Scorrono dunque davanti a noi questi suoi 50 anni di carriera, dal duro ma decisivo apprendistato con Visconti sul set de La terra trema (1948), e raccontano una storia italiana, soprattutto quella del Meridione, che corre vertiginosamente all’indietro. Un paese da sempre diviso a metà: nell’esilio di Carlo Levi durante il fascismo tra gli altopiani impervi e solitari della Lucania, nei poveri mandati al macello nella Grande Guerra di Uomini contro (1970), e ancora prima, nell’emigrazione post-unitaria dal Sud miserabile che poi generò e ci restituì dagli Usa la malapianta mafiosa.
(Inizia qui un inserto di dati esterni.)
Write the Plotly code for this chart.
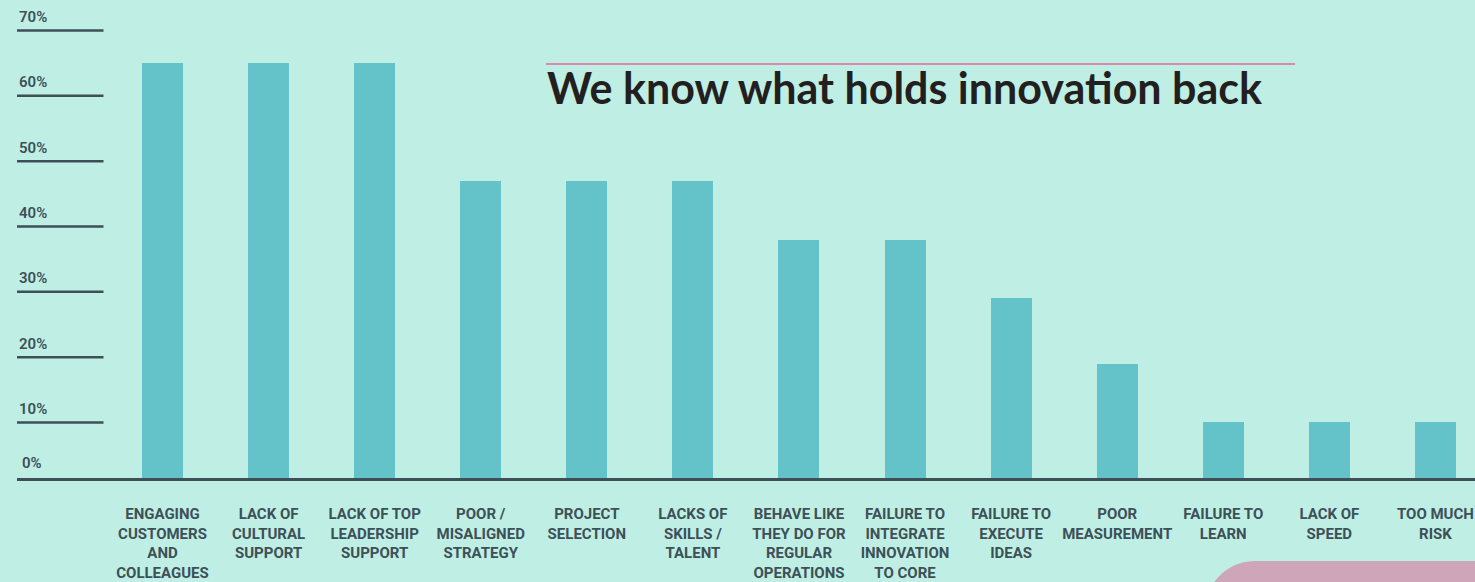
import plotly.graph_objects as go

# ---- data ----
categories = [
    "ENGAGING<br>CUSTOMERS<br>AND<br>COLLEAGUES",
    "LACK OF<br>CULTURAL<br>SUPPORT",
    "LACK OF TOP<br>LEADERSHIP<br>SUPPORT",
    "POOR /<br>MISALIGNED<br>STRATEGY",
    "PROJECT<br>SELECTION",
    "LACKS OF<br>SKILLS /<br>TALENT",
    "BEHAVE LIKE<br>THEY DO FOR<br>REGULAR<br>OPERATIONS",
    "FAILURE TO<br>INTEGRATE<br>INNOVATION<br>TO CORE",
    "FAILURE TO<br>EXECUTE<br>IDEAS",
    "POOR<br>MEASUREMENT",
    "FAILURE TO<br>LEARN",
    "LACK OF<br>SPEED",
    "TOO MUCH<br>RISK",
]
values = [65, 65, 65, 47, 47, 47, 38, 38, 29, 19, 10, 10, 10]
grid_values = [10, 20, 30, 40, 50, 60, 70]
grid_labels = ["10%", "20%", "30%", "40%", "50%", "60%", "70%"]
zero_label = "0%"
title_text = "We know what holds innovation back"

# ---- styles ----
BG = "#BFEFE4"
BAR = "#63C3C9"
DARK = "#3D5057"
TITLE = "#231F20"
PINK_LINE = "#E3679B"
PINK_SHAPE = "#CFA5BA"

W, H = 1475, 582
L, R, T, B = 17, 0, 0, 104
PW, PH = W - L - R, H - T - B

def px_x(p):
    return (p - L) / PW

def px_y(p):
    return (H - B - p) / PH

xs = list(range(len(categories)))

fig = go.Figure()
fig.add_trace(go.Bar(
    x=xs, y=values, marker=dict(color=BAR, line=dict(width=0)),
    width=0.386, hoverinfo="skip",
))

shapes = []
annotations = []
for v, lab in zip(grid_values, grid_labels):
    shapes.append(dict(type="line", xref="paper", yref="y", x0=0, x1=px_x(103.5),
                       y0=v, y1=v, line=dict(color=DARK, width=2.5), layer="above"))
    annotations.append(dict(xref="paper", yref="y", x=0, y=v, xanchor="left", yanchor="middle",
                            yshift=13.5, text=lab, showarrow=False,
                            font=dict(family="Roboto", size=15, color=DARK, weight=600)))
annotations.append(dict(xref="paper", yref="paper", x=px_x(20), y=0, xanchor="left", yanchor="middle",
                        yshift=15.5, text=zero_label, showarrow=False,
                        font=dict(family="Roboto", size=15, color=DARK, weight=600)))

# title + pink rule
shapes.append(dict(type="line", xref="paper", yref="paper", x0=px_x(546), x1=px_x(1295),
                   y0=px_y(64), y1=px_y(64), line=dict(color=PINK_LINE, width=1.5)))
annotations.append(dict(xref="paper", yref="paper", x=px_x(545), y=px_y(87.5), xanchor="left",
                        yanchor="middle", text="<b>" + title_text + "</b>", showarrow=False,
                        font=dict(family="Lato", size=43, color=TITLE)))

# decorative pink rounded panel bottom-right
k = 0.5523 * 50
path = (f"M {px_x(1205)},{px_y(640)} L {px_x(1205)},{px_y(611)} "
        f"C {px_x(1205)},{px_y(611 - k)} {px_x(1255 - k)},{px_y(561)} {px_x(1255)},{px_y(561)} "
        f"L {px_x(1520)},{px_y(561)} L {px_x(1520)},{px_y(640)} Z")
shapes.append(dict(type="path", xref="paper", yref="paper", path=path,
                   fillcolor=PINK_SHAPE, line=dict(width=0), layer="below"))

fig.update_layout(
    width=W, height=H,
    margin=dict(l=L, r=R, t=T, b=B, autoexpand=False),
    paper_bgcolor=BG, plot_bgcolor=BG,
    showlegend=False,
    bargap=0,
    shapes=shapes, annotations=annotations,
    xaxis=dict(range=[-1.3716, 12.373], tickmode="array", tickvals=xs, ticktext=categories,
               showgrid=False, zeroline=False, showline=True, linecolor=DARK, linewidth=3,
               ticks="", ticklabelstandoff=20, automargin=False,
               tickfont=dict(family="Roboto", size=15, color=DARK, weight=700)),
    yaxis=dict(range=[1.5, 74.67], showgrid=False, zeroline=False, showline=False,
               showticklabels=False, automargin=False),
)

fig.write_html("out.html")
Non a caso il film prende le mosse da Lucky Luciano (1973) che mette in scena la prima vera ‘trattativa’ tra Stato e mafia (come osserva il procuratore Di Matteo), quella che, secondo i documenti storici poi emersi, portò le autorità statunitensi a liberare ben prima del tempo il boss dalle carceri americane e farlo rientrare in Sicilia nell’immediato dopoguerra, a ricompensa dei servigi resi dalla mafia ai tempi dello sbarco nell’isola.
Un metodo di lavoro, basato su fatti e situazioni reali e sul coinvolgimento dei veri testimoni, come fu nel caso esemplare della lavorazione e delle riprese di Salvatore Giuliano che avrebbero stimolato le riflessioni di Sciascia (“mai la Sicilia era stata rappresentata nel cinema con così preciso realismo, con così minuziosa attenzione”). Ma non era ‘solo per avventura Sicilia”, meridione, Italia. Francesco Rosi faceva cinema ‘a futura memoria’, e un film come Citizen Rosi indica il futuro della nostra memoria.